* START *
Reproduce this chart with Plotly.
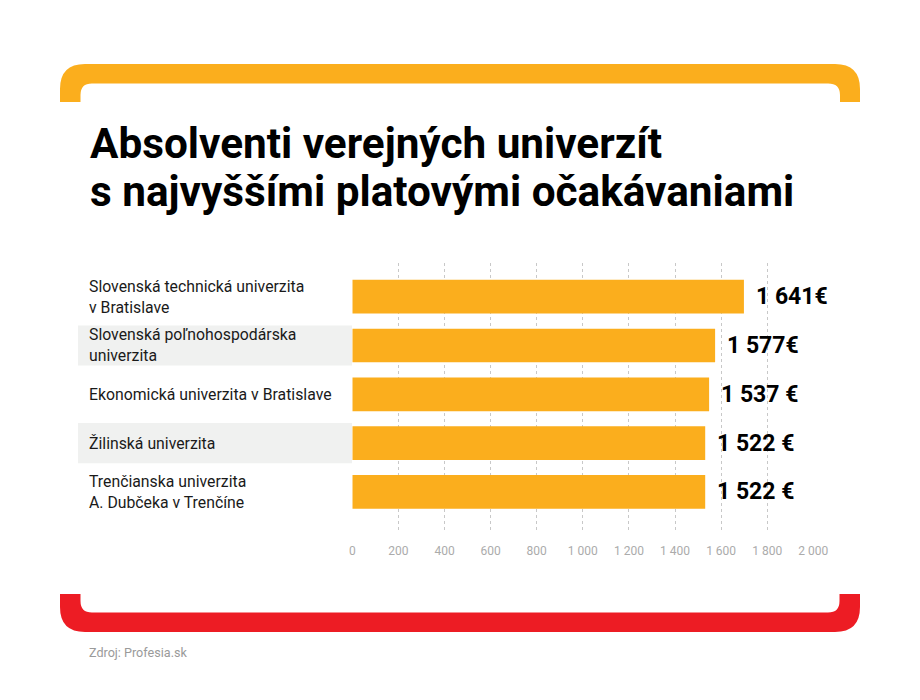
* END *
* START *
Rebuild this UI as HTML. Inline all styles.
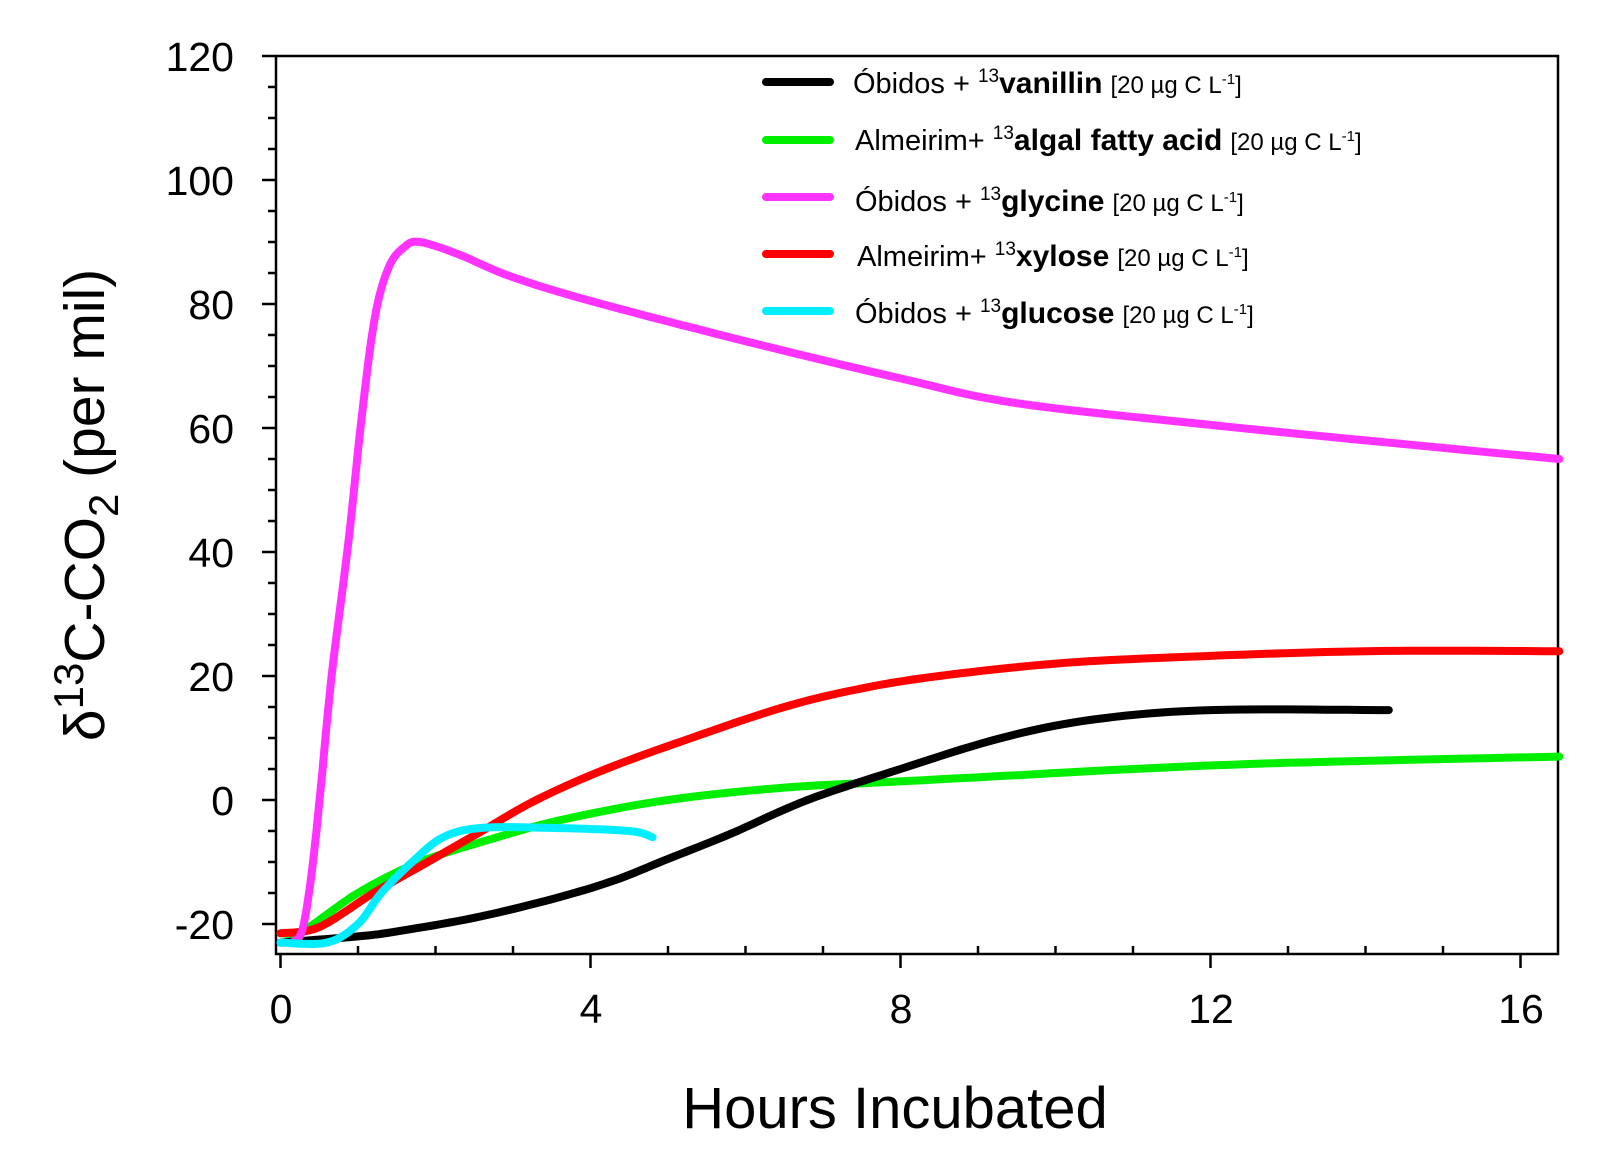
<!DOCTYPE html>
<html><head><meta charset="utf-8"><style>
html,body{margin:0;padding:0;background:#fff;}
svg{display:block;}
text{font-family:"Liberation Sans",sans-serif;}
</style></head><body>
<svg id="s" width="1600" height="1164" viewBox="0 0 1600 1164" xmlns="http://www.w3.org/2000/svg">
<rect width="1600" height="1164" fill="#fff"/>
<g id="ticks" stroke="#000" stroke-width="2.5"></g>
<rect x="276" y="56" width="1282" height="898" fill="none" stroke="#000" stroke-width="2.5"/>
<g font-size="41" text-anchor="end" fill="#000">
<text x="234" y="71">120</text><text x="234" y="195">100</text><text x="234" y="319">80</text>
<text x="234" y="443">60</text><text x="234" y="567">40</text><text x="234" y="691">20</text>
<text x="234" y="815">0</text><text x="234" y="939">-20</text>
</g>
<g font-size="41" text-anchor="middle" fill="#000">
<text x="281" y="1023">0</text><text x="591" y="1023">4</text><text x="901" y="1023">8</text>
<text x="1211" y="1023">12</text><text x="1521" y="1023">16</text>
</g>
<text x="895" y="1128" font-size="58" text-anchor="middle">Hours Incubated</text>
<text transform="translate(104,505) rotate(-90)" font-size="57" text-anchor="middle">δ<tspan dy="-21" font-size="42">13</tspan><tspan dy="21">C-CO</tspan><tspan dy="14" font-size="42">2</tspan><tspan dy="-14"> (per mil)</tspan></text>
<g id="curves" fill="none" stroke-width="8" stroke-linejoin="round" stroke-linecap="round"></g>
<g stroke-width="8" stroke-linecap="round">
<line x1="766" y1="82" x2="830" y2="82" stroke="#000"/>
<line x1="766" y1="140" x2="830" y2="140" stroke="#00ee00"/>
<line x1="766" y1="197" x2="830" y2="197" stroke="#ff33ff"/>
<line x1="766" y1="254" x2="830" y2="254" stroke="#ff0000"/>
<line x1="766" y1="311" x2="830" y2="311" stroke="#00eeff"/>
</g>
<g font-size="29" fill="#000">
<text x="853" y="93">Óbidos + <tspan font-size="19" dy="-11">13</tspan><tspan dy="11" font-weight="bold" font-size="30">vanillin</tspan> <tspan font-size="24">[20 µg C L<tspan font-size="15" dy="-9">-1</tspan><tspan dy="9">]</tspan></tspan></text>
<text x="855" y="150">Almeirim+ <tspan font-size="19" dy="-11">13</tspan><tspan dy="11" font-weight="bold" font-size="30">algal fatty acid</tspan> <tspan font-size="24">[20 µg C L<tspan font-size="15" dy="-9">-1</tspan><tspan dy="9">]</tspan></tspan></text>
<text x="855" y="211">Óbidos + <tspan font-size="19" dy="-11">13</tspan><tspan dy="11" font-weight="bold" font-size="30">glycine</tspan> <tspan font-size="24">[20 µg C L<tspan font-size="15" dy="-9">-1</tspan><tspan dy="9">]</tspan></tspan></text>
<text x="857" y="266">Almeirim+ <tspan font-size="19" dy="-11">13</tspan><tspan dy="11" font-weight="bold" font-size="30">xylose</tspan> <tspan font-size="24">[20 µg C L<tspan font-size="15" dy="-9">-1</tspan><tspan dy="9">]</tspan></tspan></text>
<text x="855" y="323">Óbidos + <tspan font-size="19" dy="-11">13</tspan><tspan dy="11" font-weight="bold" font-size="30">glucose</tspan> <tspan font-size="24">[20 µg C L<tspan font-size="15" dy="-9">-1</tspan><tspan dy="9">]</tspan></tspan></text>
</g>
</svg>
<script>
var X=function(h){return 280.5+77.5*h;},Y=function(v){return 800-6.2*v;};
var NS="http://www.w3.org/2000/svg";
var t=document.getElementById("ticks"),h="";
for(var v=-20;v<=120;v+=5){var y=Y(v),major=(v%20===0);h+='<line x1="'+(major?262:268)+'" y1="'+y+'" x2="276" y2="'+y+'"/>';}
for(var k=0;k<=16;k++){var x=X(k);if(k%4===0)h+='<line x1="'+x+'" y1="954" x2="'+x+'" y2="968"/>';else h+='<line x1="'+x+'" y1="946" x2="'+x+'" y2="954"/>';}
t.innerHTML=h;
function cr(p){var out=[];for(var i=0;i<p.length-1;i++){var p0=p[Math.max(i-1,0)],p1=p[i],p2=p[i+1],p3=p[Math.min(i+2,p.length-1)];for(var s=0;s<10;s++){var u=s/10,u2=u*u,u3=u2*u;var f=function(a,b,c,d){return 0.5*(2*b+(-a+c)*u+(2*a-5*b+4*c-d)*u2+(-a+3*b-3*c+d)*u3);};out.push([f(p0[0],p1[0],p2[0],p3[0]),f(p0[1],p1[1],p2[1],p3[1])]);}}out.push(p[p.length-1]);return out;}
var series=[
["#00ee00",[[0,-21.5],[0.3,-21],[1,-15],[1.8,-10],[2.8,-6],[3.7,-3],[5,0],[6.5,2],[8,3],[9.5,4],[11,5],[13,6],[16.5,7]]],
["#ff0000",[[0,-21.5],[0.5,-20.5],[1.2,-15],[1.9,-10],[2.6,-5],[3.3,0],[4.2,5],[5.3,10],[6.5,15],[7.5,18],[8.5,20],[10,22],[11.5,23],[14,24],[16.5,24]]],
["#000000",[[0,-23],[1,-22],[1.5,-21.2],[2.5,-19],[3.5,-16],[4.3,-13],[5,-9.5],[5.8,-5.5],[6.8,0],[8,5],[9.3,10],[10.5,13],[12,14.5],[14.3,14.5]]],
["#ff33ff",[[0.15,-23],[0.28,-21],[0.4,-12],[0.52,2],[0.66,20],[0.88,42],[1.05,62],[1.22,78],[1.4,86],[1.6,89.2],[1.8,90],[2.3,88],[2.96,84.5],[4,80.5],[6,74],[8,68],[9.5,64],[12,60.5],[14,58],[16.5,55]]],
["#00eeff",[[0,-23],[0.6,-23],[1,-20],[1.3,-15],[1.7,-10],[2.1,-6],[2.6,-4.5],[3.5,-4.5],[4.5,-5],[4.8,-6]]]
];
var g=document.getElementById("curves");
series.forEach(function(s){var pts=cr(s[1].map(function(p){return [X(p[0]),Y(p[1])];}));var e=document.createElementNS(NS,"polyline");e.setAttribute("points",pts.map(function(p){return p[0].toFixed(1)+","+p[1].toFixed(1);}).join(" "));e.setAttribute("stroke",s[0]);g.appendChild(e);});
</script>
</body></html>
* END *
• [Description of the task] A line counts if it holds the word "this". How many lines of the entries count? Give the number only.

• [Right answer] 2